It is strange, to say the least, that hardly one dissenting voice has been raised by Unionist politicians or Protestant ministers against the proposal to bring the Pope to Belfast.
While on the one hand, the peace process requires both sides to go the extra mile, on the other hand in a ‘new’ Northern Ireland dissent should at least be tolerated, particularly on sensitive religious matters.
There are some things which neither unionists or nationalists, Protestants or Catholics, should feel compelled to support or even be neutral over. Every man should be able to freely and openly express his convictions. He must be true to himself.

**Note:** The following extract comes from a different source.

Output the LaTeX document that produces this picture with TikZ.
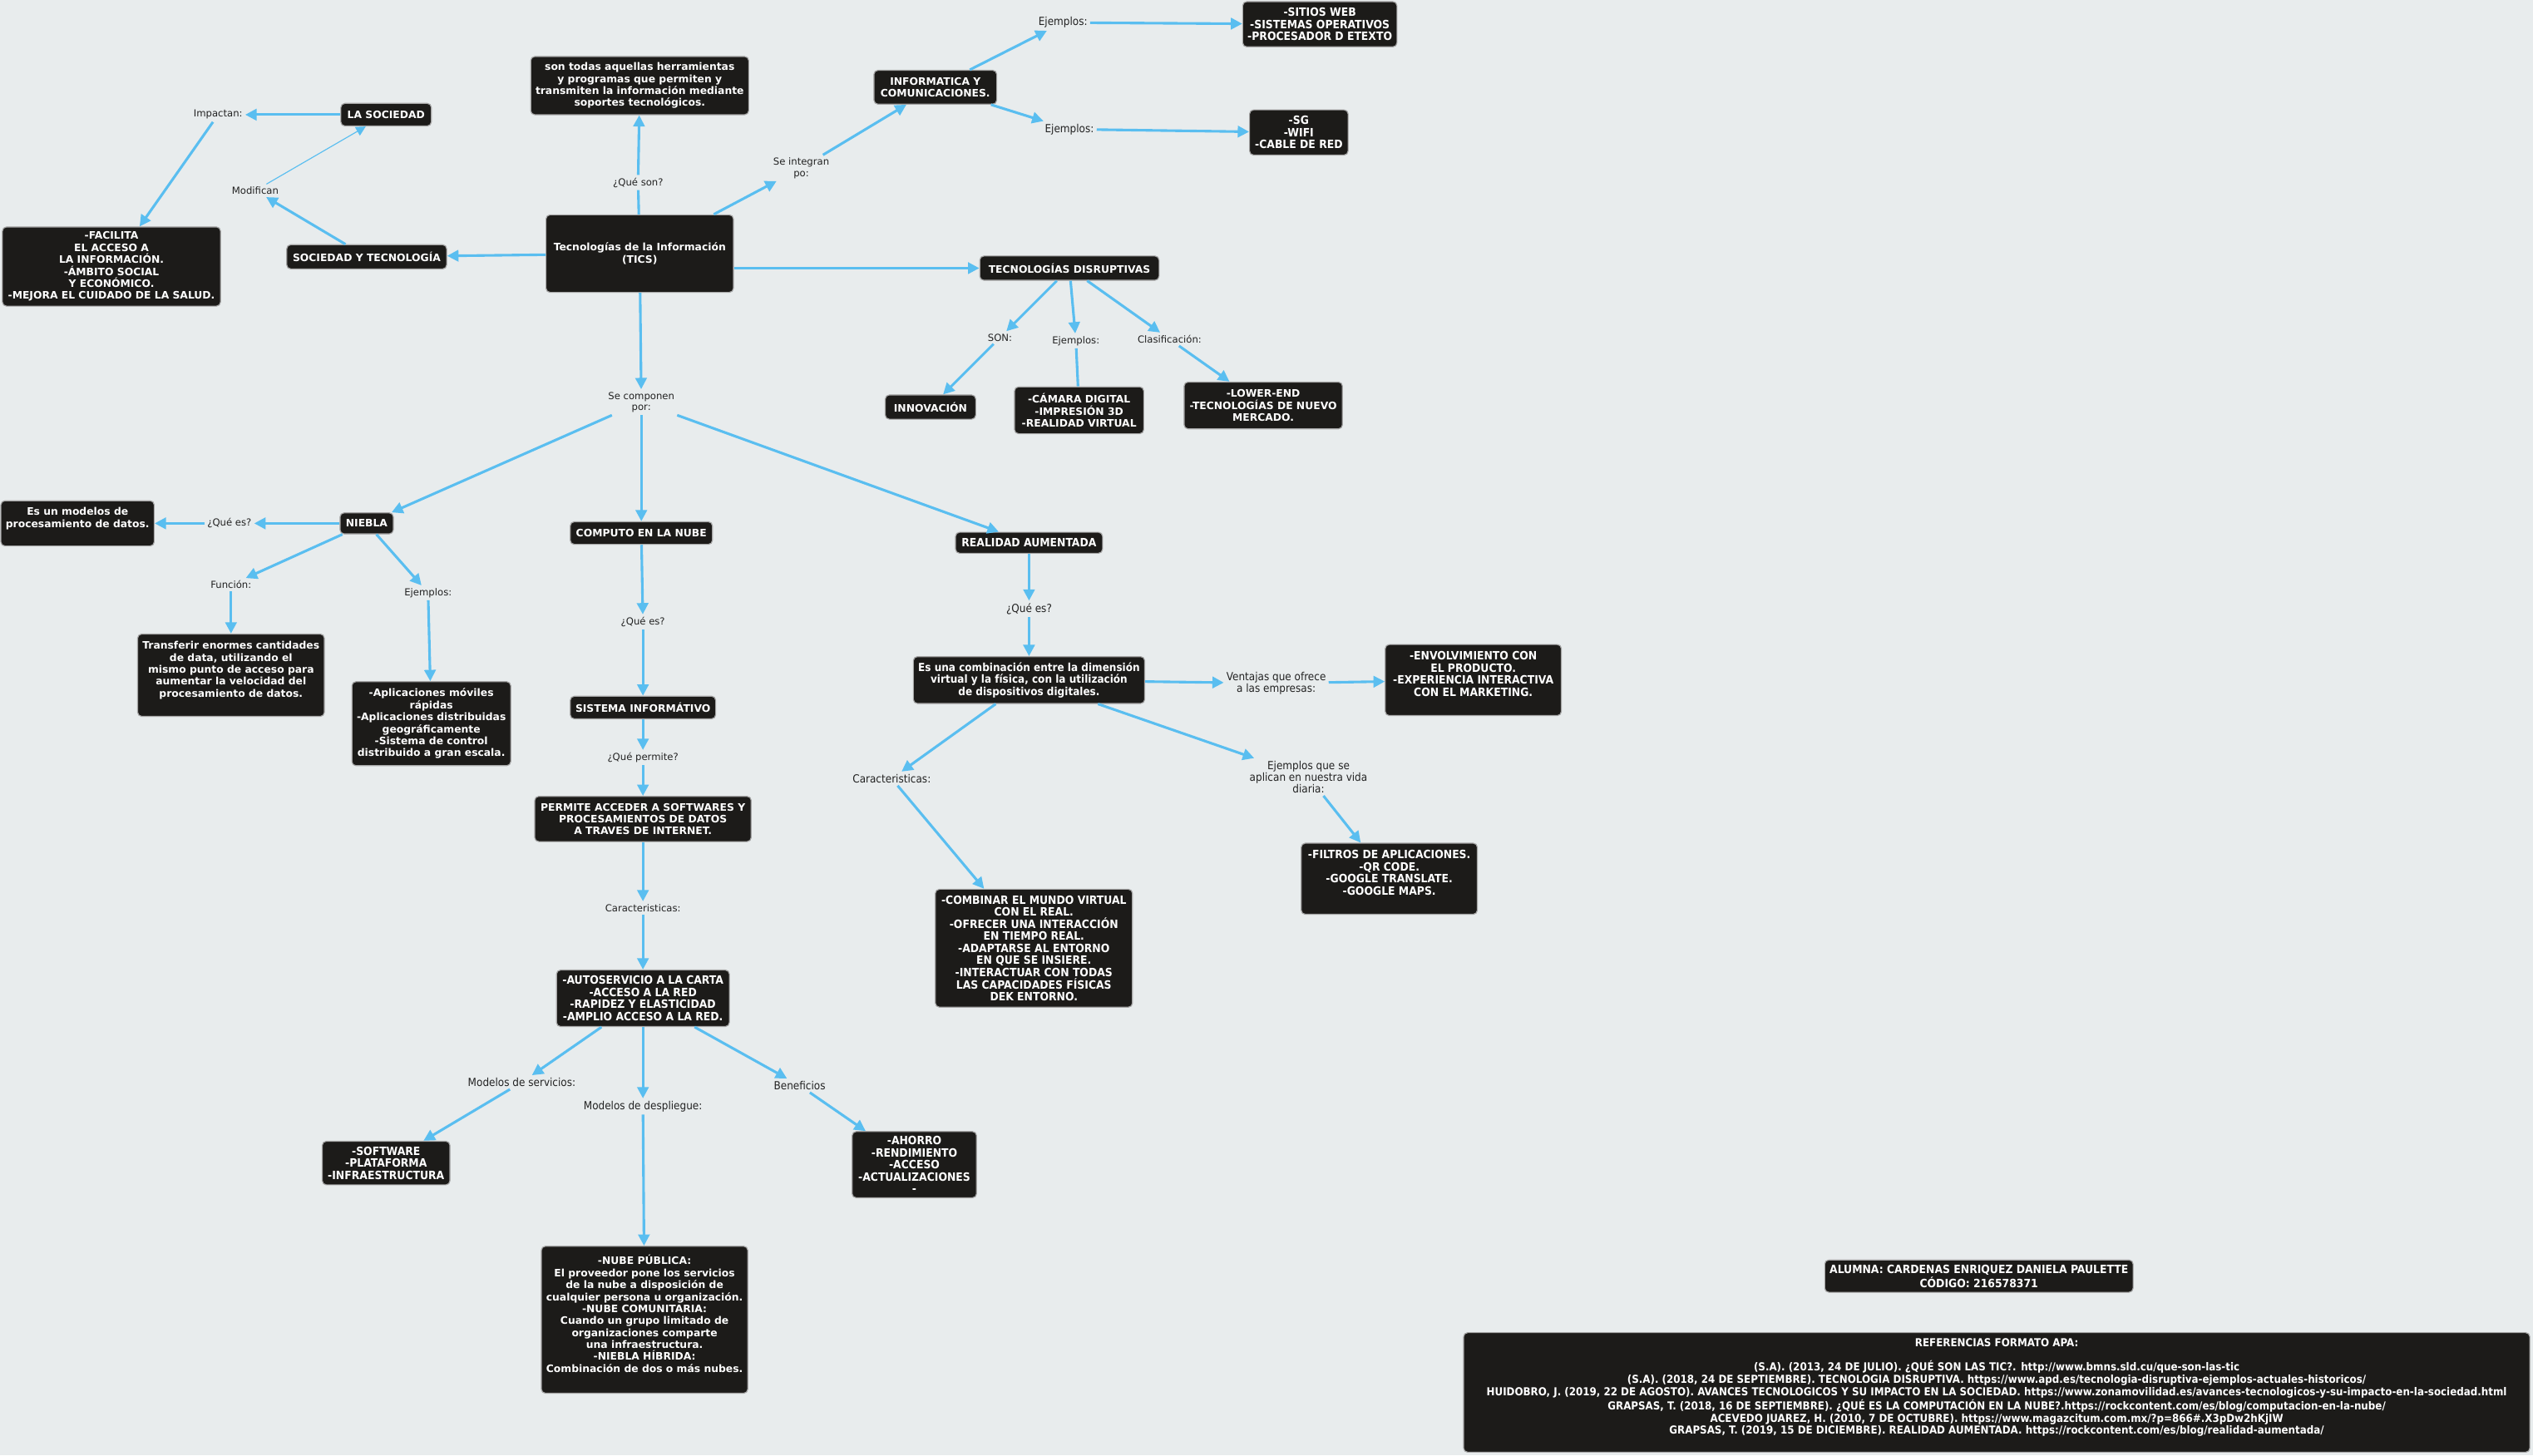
\documentclass[tikz,border=0pt]{standalone}
\usepackage{fontspec}
\setmainfont{DejaVu Sans}
\newfontfamily\condfont{DejaVuSansCondensed}[Extension=.ttf, BoldFont=DejaVuSansCondensed-Bold]
\usepackage{xcolor}
\usetikzlibrary{arrows.meta,positioning,calc}
\definecolor{bgcol}{RGB}{232,236,237}
\definecolor{boxfill}{RGB}{28,27,25}
\definecolor{boxline}{RGB}{165,165,165}
\definecolor{linkblue}{RGB}{90,190,240}
\definecolor{lbltext}{RGB}{35,35,35}

\begin{document}
\begin{tikzpicture}[
  x=1pt, y=-1pt,
  box/.style={draw=boxline, fill=boxfill, text=white, line width=0.6pt,
    rounded corners=2.5pt, align=center, inner xsep=3pt, inner ysep=2pt,
    font=\bfseries\fontsize{6.35}{7.4}\selectfont},
  cbox/.style={box, font=\condfont\bfseries\fontsize{7.1}{7.5}\selectfont},
  lbl/.style={align=center, inner sep=1.5pt, text=lbltext,
    font=\fontsize{6}{7}\selectfont},
  clbl/.style={lbl, font=\condfont\fontsize{6.9}{7.3}\selectfont},
  link/.style={draw=linkblue, line width=1.6pt, -{Triangle[length=7pt,width=7pt]}},
  plain/.style={draw=linkblue, line width=1.6pt},
  thinlink/.style={draw=linkblue, line width=0.6pt, -{Triangle[length=6pt,width=6pt]}},
]
\useasboundingbox (0,0) rectangle (1568,901);
\fill[bgcol] (0,0) rectangle (1568,901);

% ---- centre and top branch
\node[box, minimum width=116pt, minimum height=48pt] (tics) at (396,157)
  {Tecnologías de la Información\\(TICS)};
\node[lbl] (qson) at (395,113) {¿Qué son?};
\node[box, minimum width=133pt, minimum height=36pt] (defi) at (396,53)
  {son todas aquellas herramientas\\y programas que permiten y\\transmiten la información mediante\\soportes tecnológicos.};
\node[lbl] (integ) at (496,104) {Se integran\\po:};
\node[box, minimum width=76pt, minimum height=21pt] (infor) at (579,54)
  {INFORMATICA Y\\COMUNICACIONES.};
\node[clbl] (ejA) at (658,14) {Ejemplos:};
\node[cbox, minimum width=95pt, minimum height=28pt] (web) at (817,15)
  {-SITIOS WEB\\-SISTEMAS OPERATIVOS\\-PROCESADOR D ETEXTO};
\node[clbl] (ejB) at (662,80) {Ejemplos:};
\node[cbox, minimum width=61pt, minimum height=28pt] (redes) at (804,82)
  {-SG\\-WIFI\\-CABLE DE RED};

% ---- disruptive technologies
\node[box, minimum width=111pt, minimum height=15pt] (disr) at (662,166)
  {TECNOLOGÍAS DISRUPTIVAS};
\node[lbl] (son) at (619,209) {SON:};
\node[lbl] (ejC) at (666,211) {Ejemplos:};
\node[lbl] (clas) at (724,210) {Clasificación:};
\node[box, minimum width=56pt, minimum height=15pt] (innov) at (576,252) {INNOVACIÓN};
\node[box, minimum width=80pt, minimum height=29pt] (camara) at (668,254)
  {-CÁMARA DIGITAL\\-IMPRESIÓN 3D\\-REALIDAD VIRTUAL};
\node[box, minimum width=98pt, minimum height=29pt] (lower) at (782,251)
  {-LOWER-END\\-TECNOLOGÍAS DE NUEVO\\MERCADO.};

% ---- society
\node[box, minimum width=99pt, minimum height=15pt] (soctec) at (227,159)
  {SOCIEDAD Y TECNOLOGÍA};
\node[lbl] (modif) at (158,118) {Modifican};
\node[box, minimum width=56pt, minimum height=14pt] (socie) at (239,71) {LA SOCIEDAD};
\node[lbl] (impac) at (135,71) {Impactan:};
\node[box, minimum width=135pt, minimum height=49pt] (facil) at (69,165)
  {-FACILITA\\EL ACCESO A\\LA INFORMACIÓN.\\-ÁMBITO SOCIAL\\Y ECONÓMICO.\\-MEJORA EL CUIDADO DE LA SALUD.};

% ---- components
\node[lbl] (compon) at (397,249) {Se componen\\por:};
\node[box, minimum width=33pt, minimum height=13pt] (niebla) at (227,324) {NIEBLA};
\node[lbl] (qesA) at (142,324) {¿Qué es?};
\node[box, minimum width=92pt, minimum height=28pt] (modelo) at (48,324)
  {Es un modelos de\\procesamiento de datos.\\~};
\node[lbl] (func) at (143,362) {Función:};
\node[lbl] (ejD) at (265,367) {Ejemplos:};
\node[box, minimum width=112pt, minimum height=51pt] (transf) at (143,418)
  {Transferir enormes cantidades\\de data, utilizando el\\mismo punto de acceso para\\aumentar la velocidad del\\procesamiento de datos.\\~};
\node[box, minimum width=97pt, minimum height=52pt] (aplic) at (267,448)
  {-Aplicaciones móviles\\rápidas\\-Aplicaciones distribuidas\\geográficamente\\-Sistema de control\\distribuido a gran escala.};

% ---- cloud computing
\node[box, minimum width=88pt, minimum height=14pt] (nube) at (397,330) {COMPUTO EN LA NUBE};
\node[lbl] (qesB) at (398,385) {¿Qué es?};
\node[box, minimum width=90pt, minimum height=14pt] (sist) at (398,438) {SISTEMA INFORMÁTIVO};
\node[lbl] (qperm) at (398,469) {¿Qué permite?};
\node[box, minimum width=134pt, minimum height=28pt] (perm) at (398,507)
  {PERMITE ACCEDER A SOFTWARES Y\\PROCESAMIENTOS DE DATOS\\A TRAVES DE INTERNET.};
\node[lbl] (caracA) at (398,562) {Caracteristicas:};
\node[cbox, minimum width=107pt, minimum height=35pt] (auto) at (398,618)
  {-AUTOSERVICIO A LA CARTA\\-ACCESO A LA RED\\-RAPIDEZ Y ELASTICIDAD\\-AMPLIO ACCESO A LA RED.};
\node[clbl] (mserv) at (323,670) {Modelos de servicios:};
\node[clbl] (mdesp) at (398,685) {Modelos de despliegue:};
\node[clbl] (benef) at (495,672) {Beneficios};
\node[cbox, minimum width=79pt, minimum height=27pt] (softw) at (239,720)
  {-SOFTWARE\\-PLATAFORMA\\-INFRAESTRUCTURA};
\node[cbox, minimum width=77pt, minimum height=41pt] (ahorro) at (566,721)
  {-AHORRO\\-RENDIMIENTO\\-ACCESO\\-ACTUALIZACIONES\\-};
\node[box, minimum width=125pt, minimum height=91pt] (publ) at (399,817)
  {-NUBE PÚBLICA:\\El proveedor pone los servicios\\de la nube a disposición de\\cualquier persona u organización.\\-NUBE COMUNITARIA:\\Cuando un grupo limitado de\\organizaciones comparte\\una infraestructura.\\-NIEBLA HÍBRIDA:\\Combinación de dos o más nubes.\\~};

% ---- augmented reality
\node[cbox, minimum width=91pt, minimum height=13pt] (ra) at (637,336) {REALIDAD AUMENTADA};
\node[clbl] (qesC) at (637,377) {¿Qué es?};
\node[cbox, minimum width=143pt, minimum height=29pt, font=\condfont\bfseries\fontsize{6.9}{7.5}\selectfont] (combi) at (637,421)
  {Es una combinación entre la dimensión\\virtual y la física, con la utilización\\de dispositivos digitales.};
\node[clbl] (vent) at (790,423) {Ventajas que ofrece\\a las empresas:};
\node[cbox, minimum width=109pt, minimum height=44pt] (envol) at (912,421)
  {-ENVOLVIMIENTO CON\\EL PRODUCTO.\\-EXPERIENCIA INTERACTIVA\\CON EL MARKETING.\\~};
\node[clbl] (caracB) at (552,482) {Caracteristicas:};
\node[clbl] (ejvida) at (810,481) {Ejemplos que se\\aplican en nuestra vida\\diaria:};
\node[cbox, minimum width=122pt, minimum height=73pt] (mundo) at (640,587)
  {-COMBINAR EL MUNDO VIRTUAL\\CON EL REAL.\\-OFRECER UNA INTERACCIÓN\\EN TIEMPO REAL.\\-ADAPTARSE AL ENTORNO\\EN QUE SE INSIERE.\\-INTERACTUAR CON TODAS\\LAS CAPACIDADES FÍSICAS\\DEK ENTORNO.};
\node[cbox, minimum width=109pt, minimum height=44pt] (filtros) at (860,544)
  {-FILTROS DE APLICACIONES.\\-QR CODE.\\-GOOGLE TRANSLATE.\\-GOOGLE MAPS.\\~};

% ---- author and references
\node[cbox, minimum width=189pt, minimum height=20pt] (alumna) at (1225,790)
  {ALUMNA: CARDENAS ENRIQUEZ DANIELA PAULETTE\\CÓDIGO: 216578371};
\node[cbox, minimum width=660pt, minimum height=74pt, font=\condfont\bfseries\fontsize{6.8}{7.6}\selectfont] (refs) at (1236,862)
  {REFERENCIAS FORMATO APA:\\~\\
  (S.A). (2013, 24 DE JULIO). ¿QUÉ SON LAS TIC?. http://www.bmns.sld.cu/que-son-las-tic\\
  (S.A). (2018, 24 DE SEPTIEMBRE). TECNOLOGIA DISRUPTIVA. https://www.apd.es/tecnologia-disruptiva-ejemplos-actuales-historicos/\\
  HUIDOBRO, J. (2019, 22 DE AGOSTO). AVANCES TECNOLOGICOS Y SU IMPACTO EN LA SOCIEDAD. https://www.zonamovilidad.es/avances-tecnologicos-y-su-impacto-en-la-sociedad.html\\
  GRAPSAS, T. (2018, 16 DE SEPTIEMBRE). ¿QUÉ ES LA COMPUTACIÓN EN LA NUBE?.https://rockcontent.com/es/blog/computacion-en-la-nube/\\
  ACEVEDO JUAREZ, H. (2010, 7 DE OCTUBRE). https://www.magazcitum.com.mx/?p=866\#.X3pDw2hKjIW\\
  GRAPSAS, T. (2019, 15 DE DICIEMBRE). REALIDAD AUMENTADA. https://rockcontent.com/es/blog/realidad-aumentada/\\~};

% ---- connectors
\draw[plain] (tics) -- (qson);
\draw[plain] (ejC) -- (camara);
\draw[link] (tics.east |- disr.west) -- (disr.west);
\draw[thinlink] (modif) -- (socie);
\foreach \a/\b in {qson/defi, tics/integ, integ/infor, infor/ejA, ejA/web, infor/ejB, ejB/redes,
  disr/son, son/innov, disr/ejC, disr/clas, clas/lower,
  tics/soctec, soctec/modif, socie/impac, impac/facil,
  tics/compon, compon/niebla, compon/nube, compon/ra,
  niebla/qesA, qesA/modelo, niebla/func, func/transf, niebla/ejD, ejD/aplic,
  nube/qesB, qesB/sist, sist/qperm, qperm/perm, perm/caracA, caracA/auto,
  auto/mserv, mserv/softw, auto/mdesp, mdesp/publ, auto/benef, benef/ahorro,
  ra/qesC, qesC/combi, combi/vent, vent/envol, combi/caracB, caracB/mundo,
  combi/ejvida, ejvida/filtros}
  \draw[link] (\a) -- (\b);
\end{tikzpicture}
\end{document}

That is why it is so hard to understand the neutral stance taken by the DUP, UUP and PUP on Belfast City. Unionists were true to themselves over the flag issue, but are remarkably subdued when it comes to a matter of greater import – welcoming to the province’s capital a man who is the very antithesis of Protestantism.
What of the rapid change in the DUP leader’s stance? Within a matter of a few days he changed his stance from “no need or desire” to meet the head of the Roman Catholic Church, to – “Yes, under certain circumstances.”
To consent to meeting the Pope if he comes a head of state, but not if he comes in a pastoral role is unreasonable and unworkable. What is more, Mr Robinson is well aware of the fact that the Pope is not merely a head of state, but is chiefly a religious leader. The Vatican State is essentially a religious state. Therefore to consent at all to meeting him, will be seen as a come-on by the Roman Catholic leadership and not “hypothetical” in the slightest. It is an open invitation.
Before consenting to meet Pope Francis, he should have considered whether or not it was appropriate. There has been enough controversy over the disappeared in Ulster’s troubles and controversy surrounds the former Jesuit Provincial of Argentina in respect of the disappeared in the ‘Dirty War’ in his home country, where the upper echelons of the church were seen as too cosy with the military junta.